© JUNGE FREIHEIT Verlag GmbH & Co. www.jungefreiheit.de 29/19 / 12. Juli 2019

Rentner beweisen ihre „Fitneß“: Neue „Sozialfiguren“ beim Flaschensammeln
Armutspolitischer Erdrutsch
(dg)

Spätestens seit 2015 werden jährlich hohe zweistellige Beträge von Steuermilliarden, dazu aufgewendet, um die Bundesrepublik zum Weltsozialamt umzubauen. Derweil kündigt Ulrich Schneider, der Leiter des Paritätischen Wohlfahrtsbundes in Deutschland, wissenschaftlich gut begründet an, daß hierzulande ein „armutspolitischer Erdrutsch“ eingesetzt habe.

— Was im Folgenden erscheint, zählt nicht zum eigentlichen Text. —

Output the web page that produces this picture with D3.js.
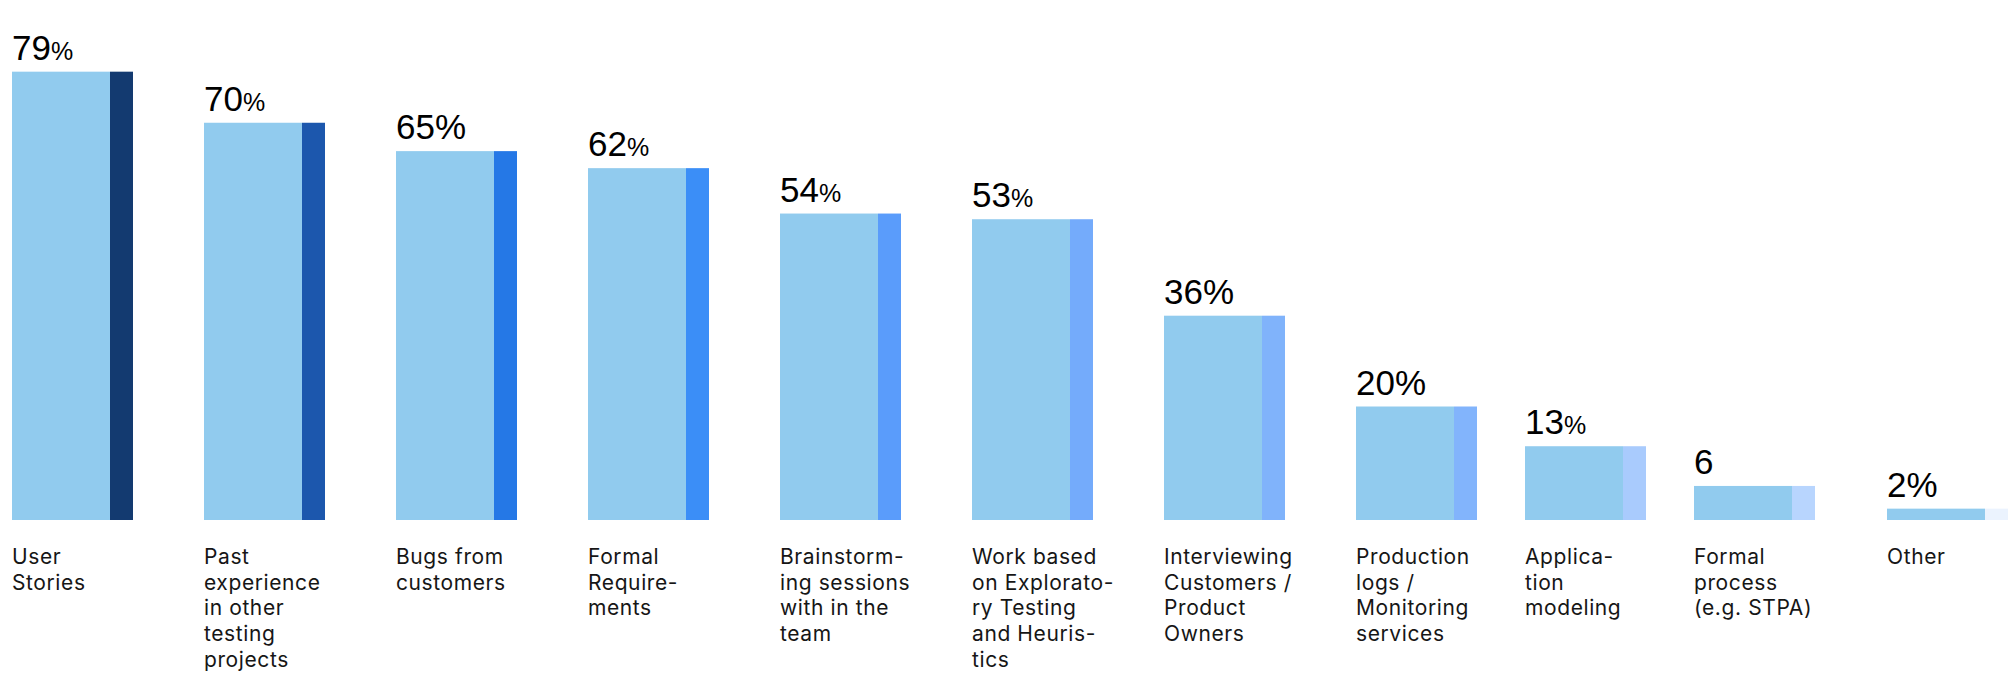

Im Unterschied zu allen notorisch beschönigenden „Altenberichten“ der Bundesregierung, die von neuen Generationen „aktiver und fitter Mitbürger und Mitbürgerinnen“ phantasieren, weisen Schneiders Statistiken nach, daß zwischen 2005 und 2015 die Armut bei Neurentnern, insbesondere bei Frauen, am stärksten angestiegen sei. „Flaschensammler und Rentnerinnen, die Regale in Supermärkten einräumen“, resümiert Irene Götz, Münchner Professorin für Empirische Kulturwissenschaft und Europäische Ethnologie, „prägen als neue Sozialfiguren der Altersarmut das Bild der Städte“ (forschung, 1/2019). Götz hat, finanziert von der Deutschen Forschungsgemeinschaft, seit 2013 den deprimierend „prekären Ruhestand“ von Frauen in der extrem teuren bayerischen Landeshauptstadt untersucht. Ohne freilich die politische Verantwortlichkeit für deren traurige „Lebenswelten des Zurechtkommens“ und das „Sich-laufend-einschränken-Müssen“, das als „Dauerstreß“ erlebt werde, zu thematisieren.